Thanks for all the PM's...I am getting back to you as quickly as I can!


Jan. 2, 2010, 05:40 PM
Sent you a PM!

Jan. 2, 2010, 10:09 PM
We do marketing and do a pretty decent business in reasonably priced horses BUT we do NOT take horses "on the cuff". It is just not a good business move for a variety of reasons to get into this, and the situations I know of that did this RARELY work out to both parties benefit! Our marketing board IS very reasonable and we can usually get a sale within a 3 month window, often less sometimes (but rarely) more. Everything is done with a contract and up front about all costs etc. I have had people send me horses from all over and many happy customers both buyers and sellers. Jsut realize, that often the people that WILL do on the cuff really don't have the contacts or ability to market effectively, and unless you have a SUPER TALENTED horse the big pros that might do it, won't be interested.

Jan. 3, 2010, 01:55 AM
What about doing a free lease for someone to ride him until you have more money to market him?

I can't imagine any reputable trainer taking a horse just for commission... I think the market is too unreliable right now. If you pay board, I guess its possible to bargain for reduced training fees and a higher commission, but I think you're going to have to spend money to sell him. Sounds like a nice horse though!

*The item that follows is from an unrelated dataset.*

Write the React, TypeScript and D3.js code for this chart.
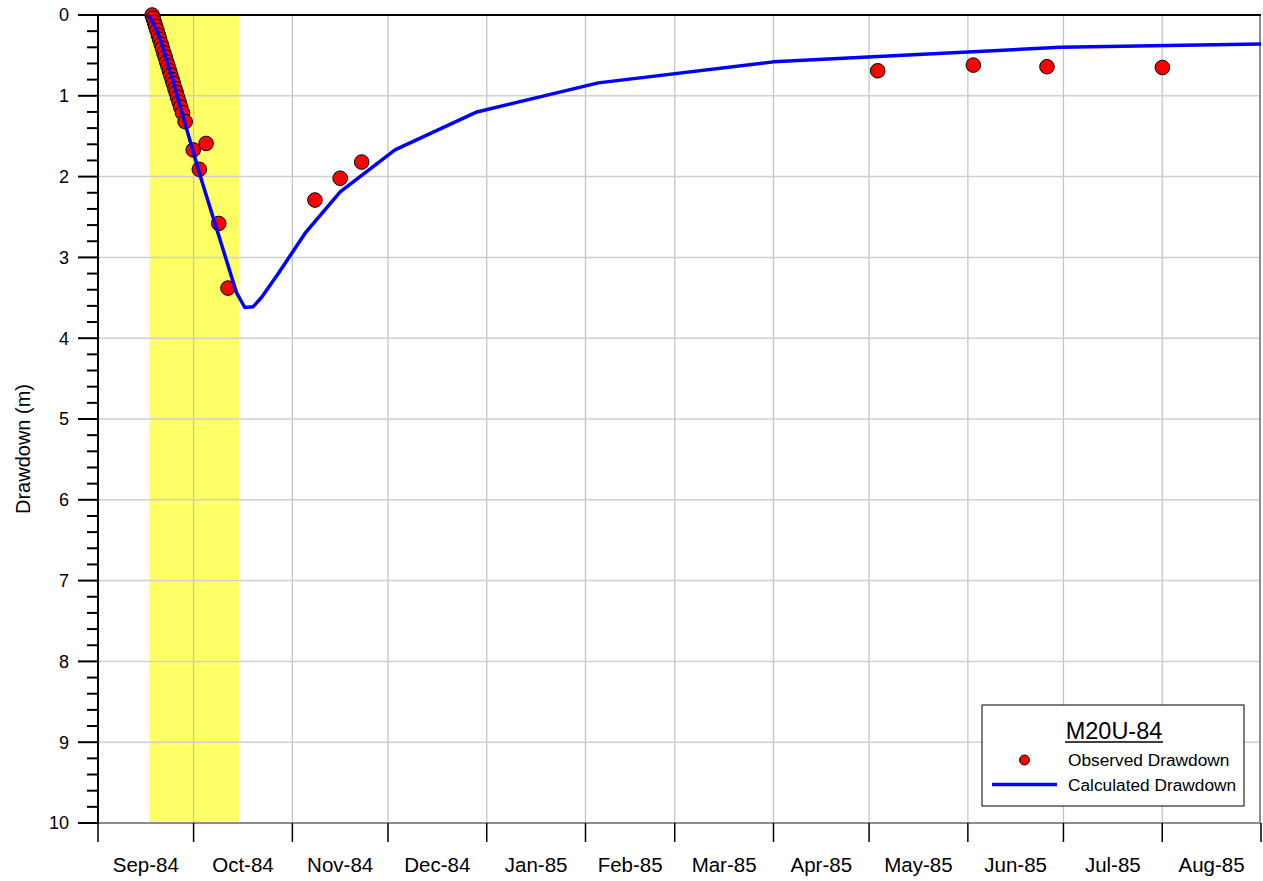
import React from "react";
import * as d3 from "d3";

const W = 1263;
const H = 881;

// Month tick labels (centered within each month)
const monthLabels = ["Sep-84", "Oct-84", "Nov-84", "Dec-84", "Jan-85", "Feb-85", "Mar-85", "Apr-85", "May-85", "Jun-85", "Jul-85", "Aug-85"];
const yTicks = [0, 1, 2, 3, 4, 5, 6, 7, 8, 9, 10];

// Pumping period (yellow band)
const pumpStart = "1984-09-17T02:00";
const pumpEnd = "1984-10-15T07:00";

// Observed drawdown (m)
const obsDates = [
  "1984-09-18T00:00", "1984-09-18T07:30", "1984-09-18T17:00", "1984-09-19T02:30", "1984-09-19T12:00",
  "1984-09-19T23:00", "1984-09-20T08:30", "1984-09-20T20:00", "1984-09-21T05:00", "1984-09-21T16:30",
  "1984-09-22T02:00", "1984-09-22T13:00", "1984-09-22T23:00", "1984-09-23T10:00", "1984-09-23T19:30",
  "1984-09-24T07:00", "1984-09-24T16:00", "1984-09-25T03:30", "1984-09-25T13:00", "1984-09-26T00:00",
  "1984-09-26T11:30", "1984-09-26T23:00", "1984-09-27T12:00", "1984-09-28T08:30",
  "1984-09-30T21:30", "1984-10-04T22:00", "1984-10-02T19:00", "1984-10-08T21:30", "1984-10-11T19:00",
  "1984-11-08T02:00", "1984-11-16T00:00", "1984-11-22T18:00",
  "1985-05-03T17:00", "1985-06-02T17:00", "1985-06-25T20:00", "1985-08-01T01:00",
];
const obsValues = [
  0.0, 0.04, 0.09, 0.14, 0.19,
  0.25, 0.3, 0.36, 0.41, 0.47,
  0.52, 0.58, 0.63, 0.69, 0.74,
  0.8, 0.85, 0.91, 0.96, 1.02,
  1.08, 1.14, 1.21, 1.32,
  1.67, 1.59, 1.91, 2.58, 3.38,
  2.29, 2.02, 1.82,
  0.69, 0.62, 0.64, 0.65,
];

// Calculated drawdown (m)
const calcDates = [
  "1984-09-16T19:00", "1984-09-18T12:00", "1984-09-20T11:00", "1984-09-24T15:00", "1984-09-28T07:00", "1984-10-03T00:00",
  "1984-10-14T12:00", "1984-10-17T02:00", "1984-10-19T17:00", "1984-10-22T10:00", "1984-10-27T14:00",
  "1984-11-05T00:00", "1984-11-16T00:00", "1984-12-03T05:00", "1984-12-28T22:00", "1985-02-05T00:00",
  "1985-04-01T00:00", "1985-06-30T00:00", "1985-09-01T00:00",
];
const calcValues = [
  0.0, 0.11, 0.29, 0.83, 1.34, 1.98,
  3.44, 3.62, 3.61, 3.49, 3.2,
  2.7, 2.19, 1.67, 1.2, 0.84,
  0.58, 0.4, 0.36,
];

const parse = d3.utcParse("%Y-%m-%dT%H:%M");
const FONT = "'Liberation Sans', Arial, sans-serif";

export default function App() {
  const left = 98, right = 1261, top = 15, bottom = 823;
  const x = d3.scaleUtc()
    .domain([parse("1984-09-01T00:00") as Date, parse("1985-09-01T00:00") as Date])
    .range([left, right]);
  const y = d3.scaleLinear().domain([0, 10]).range([top, bottom]);

  const months = d3.utcMonth.range(x.domain()[0], d3.utcMonth.offset(x.domain()[1], 1));
  const minorTicks = d3.range(0, 10.001, 0.2).filter((v) => Math.abs(v - Math.round(v)) > 1e-6);

  const obs = obsDates.map((d, i) => ({ t: parse(d) as Date, v: obsValues[i] }));
  const calc = calcDates.map((d, i) => ({ t: parse(d) as Date, v: calcValues[i] }));
  const line = d3.line<{ t: Date; v: number }>()
    .x((d) => x(d.t))
    .y((d) => y(d.v))
    .curve(d3.curveLinear);

  const bx0 = x(parse(pumpStart) as Date);
  const bx1 = x(parse(pumpEnd) as Date);

  return (
    <svg width={W} height={H} style={{ position: "absolute", left: 0, top: 0, background: "#fff" }} fontFamily={FONT}>
      <rect x={0} y={0} width={W} height={H} fill="#fff" />
      {/* pumping band */}
      <rect x={bx0} y={top} width={bx1 - bx0} height={bottom - top} fill="#ffff66" />
      {/* grid */}
      {months.slice(1, -1).map((m, i) => (
        <line key={"gx" + i} x1={x(m)} x2={x(m)} y1={top} y2={bottom} stroke="#c4c4c4" strokeWidth={1.3} />
      ))}
      {yTicks.slice(1, -1).map((v) => (
        <line key={"gy" + v} x1={left} x2={right} y1={y(v)} y2={y(v)} stroke="#cfcfcf" strokeWidth={1.5} />
      ))}
      {/* frame */}
      <line x1={left} x2={right} y1={bottom} y2={bottom} stroke="#8c8c8c" strokeWidth={2} />
      <line x1={right - 1} x2={right - 1} y1={top} y2={bottom} stroke="#8c8c8c" strokeWidth={2} />
      <line x1={left} x2={right} y1={top} y2={top} stroke="#000" strokeWidth={2} />
      <line x1={left} x2={left} y1={top - 1} y2={bottom + 1} stroke="#000" strokeWidth={2} />
      {/* x ticks */}
      {months.map((m, i) => (
        <line key={"xt" + i} x1={x(m)} x2={x(m)} y1={bottom} y2={bottom + 19} stroke="#000" strokeWidth={1.5} />
      ))}
      {monthLabels.map((lab, i) => {
        const cx = (x(months[i]) + x(months[i + 1])) / 2;
        return (
          <text key={"xl" + i} x={cx} y={872} textAnchor="middle" fontSize={20.5} fill="#000">
            {lab}
          </text>
        );
      })}
      {/* y ticks */}
      {yTicks.map((v) => (
        <line key={"yt" + v} x1={left - 20} x2={left} y1={y(v)} y2={y(v)} stroke="#000" strokeWidth={2} />
      ))}
      {minorTicks.map((v, i) => (
        <line key={"ym" + i} x1={left - 11} x2={left} y1={y(v)} y2={y(v)} stroke="#000" strokeWidth={2} />
      ))}
      {yTicks.map((v) => (
        <text key={"yl" + v} x={69} y={y(v)} dy="0.35em" textAnchor="end" fontSize={18} fill="#000">
          {v}
        </text>
      ))}
      <text transform={`translate(30,449) rotate(-90)`} textAnchor="middle" fontSize={20} fill="#000">
        Drawdown (m)
      </text>
      {/* observed */}
      {obs.map((d, i) => (
        <circle key={"o" + i} cx={x(d.t)} cy={y(d.v)} r={7.3} fill="#ff0000" stroke="#000" strokeWidth={1} />
      ))}
      {/* calculated */}
      <path d={line(calc) || ""} fill="none" stroke="#0000ff" strokeWidth={3.5} strokeLinejoin="round" />
      {/* legend */}
      <rect x={982} y={705} width={262} height={101} fill="#fff" stroke="#000" strokeWidth={1} />
      <text x={1114} y={739} textAnchor="middle" fontSize={23.5} fill="#000">M20U-84</text>
      <line x1={1065} x2={1163} y1={742} y2={742} stroke="#000" strokeWidth={1.3} />
      <circle cx={1024.5} cy={760} r={5} fill="#ff0000" stroke="#000" strokeWidth={1} />
      <text x={1068} y={760} dy="0.35em" fontSize={17.3} fill="#000">Observed Drawdown</text>
      <line x1={992} x2={1057} y1={784.5} y2={784.5} stroke="#0000ff" strokeWidth={3.5} />
      <text x={1068} y={785} dy="0.35em" fontSize={17.3} fill="#000">Calculated Drawdown</text>
    </svg>
  );
}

Maybe you can get him down to Florida before circuit ends, there are usually lots of people selling and buying.

Jan. 3, 2010, 08:02 AM
I would try to find a really good trainer who could take him to Florida for a good junior to ride, perhaps on free lease, until sold.

Jan. 5, 2010, 06:58 PM
Yankee Lawyer, I like the idea, but does anyone have any suggestions of such a trainer who is reliable/trustworthy and will look out for the horse?

Jan. 6, 2010, 02:17 AM
Just trying to help here, but does your horse have the disposition to be a Big Eq horse? If so, have you considered this option? He sounds like he might be just the ticket for someone...

Jan. 6, 2010, 08:55 AM
Why don't you send him to a high end auction, Nona Garson has one in February. I sold one of mine (same situation as you) last year.


Jan. 6, 2010, 08:59 AM
I am always weary of sending them out on a free lease situation but many trainers will take nice ones on the cuff. I'd recommend that or a high end auction.